Search code examples
pdf.jspdfjs-dist

PDFJS losing check marks on pdf forms that are converted to text


I have been using an adaptation of code from these posts:

PDF to Text extractor in nodejs without OS dependencies

pdfjs: get raw text from pdf with correct newline/withespace

to convert pdfs to text:

import pdfjsLib from 'pdfjs-dist/legacy/build/pdf.js';

import {
    TextItem,
    DocumentInitParameters,
} from 'pdfjs-dist/types/src/display/api';

const getPageText = async (pdf: pdfjsLib.PDFDocumentProxy, pageNo: number) => {
    const page = await pdf.getPage(pageNo);
    const tokenizedText = await page.getTextContent();
    var textItems = tokenizedText.items;
    var finalString = '';
    var line = 0;

    // Concatenate the string of the item to the final string
    for (var i = 0; i < textItems.length; i++) {
        if (line != (textItems[i] as TextItem).transform[5]) {
            if (line != 0) {
                finalString += '\r\n';
            }

            line = (textItems[i] as TextItem).transform[5];
        }
        var item = textItems[i];

        finalString += (item as TextItem).str;
    }
    return finalString;
};

export const getPDFText = async (
    data: string,
    password: string | undefined = undefined
) => {
    const initParams: DocumentInitParameters = {
         data: Buffer.from(data, 'base64'),
        //useSystemFonts: true,
        //disableFontFace: false,
        standardFontDataUrl: 'standard_fonts/'
    };

    if (password !== undefined) {
        initParams.password = password;
    }

    const pdf = await pdfjsLib.getDocument(initParams).promise;
    const maxPages = pdf.numPages;
    const pageTextPromises = [];
    for (let pageNo = 1; pageNo <= maxPages; pageNo += 1) {
        pageTextPromises.push(getPageText(pdf, pageNo));
    }
    const pageTexts = await Promise.all(pageTextPromises);
    const joined = pageTexts.join(' ');
    return joined;
};

With version 3.1.81 of pdfjs-dist this looks pretty good, but checkboxes on form fields are lost and text field's values show up at the end of each page instead of remaining in context. I feel like this page: https://pdftotext.com/ uses pdfjs based on similarities with my output, but they get the checks on the boxes and their text field "answers" are by the question.

Run with:

import { join } from 'path';
import { readFileSync } from 'fs';

const rawContents = readFileSync(join('directory', 'file.pdf'), 'base64');

const pdfText = await getPDFText(rawContents as string);

Anyone have an idea why I am losing the checks (the boxes are there)?

Sample of what I get:

22. when something something?
☐ 0-3 months ago
☐ 4-6 months ago
☐ 7-12 months ago
☐ 13-18 months ago
☐ 19-24 months ago
☐ 25-60 months ago
☐ I don't know

here is what that webpage gets:

22. when something something?

✔ 0-3 months ago
☐
☐ 4-6 months ago

☐ 7-12 months ago

☐ 13-18 months ago

☐ 19-24 months ago

☐ 25-60 months ago

☐ I don’t know

Again, my output looks like theirs but has lost these checks. I don't know for sure they use pdfjs but i think they do.

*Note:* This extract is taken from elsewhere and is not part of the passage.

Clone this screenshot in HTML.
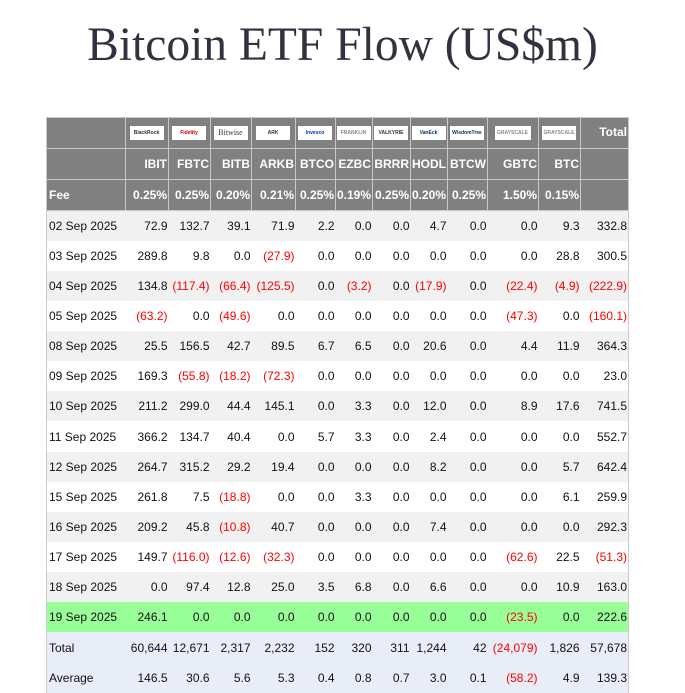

Note that I have downloaded a put a couple fonts in the standard_fonts directory. Should I copy them all even if I see no warning message?


Solution

  • In forms Check Boxes are a field boundary not part of any nearby text (true of all fields they are not directly connected to their description), they simply have a name and value. Here Check Box1 & Box2 are placed and Box3 is awaiting surface appearance.

    NOTE especially they are not of fixed appearance they morph when displayed they are chimera looking like they are present.

    enter image description here

    In these AcroForm cases they have no native plain text equivalence, there is nothing to detect the index is simply pointing to page co-ordinates.

    PDF.js is a PDF2HTML converter so can easily display those indexed areas as html fields. Note it's an X.

    enter image description here

    In terms of PDF extractable surface there is no text, and we can see for the boxes above and below there is only a description as seen alongside those radio boxes

    Note it's a tick. Nothing differs except the displayer (viewer)

    enter image description here

    If we try to extract text using PDF.js (here in browser) we get just the text

    enter image description here

    In some cases where Symbol or ZapfDingbats native fonts or other TTF with those code points have been embedded and adapted for state it may be possible to get a fonted checkmark symbol but it is rare, except when designed especially.

    ☐ as you see in your case then to replace with one
    ☑ is picking the correct one from font and add as
    ☒ replacement it's not very easy but doable.

    So the above symbols via HTML print as PDF may be extracted again as here using simple pdftotext or Python.

    enter image description here

    ☐ as you see in your case then to replace with one
    ☑ is picking the correct one from font and add as
    ☒ replacement it's not very easy but doable.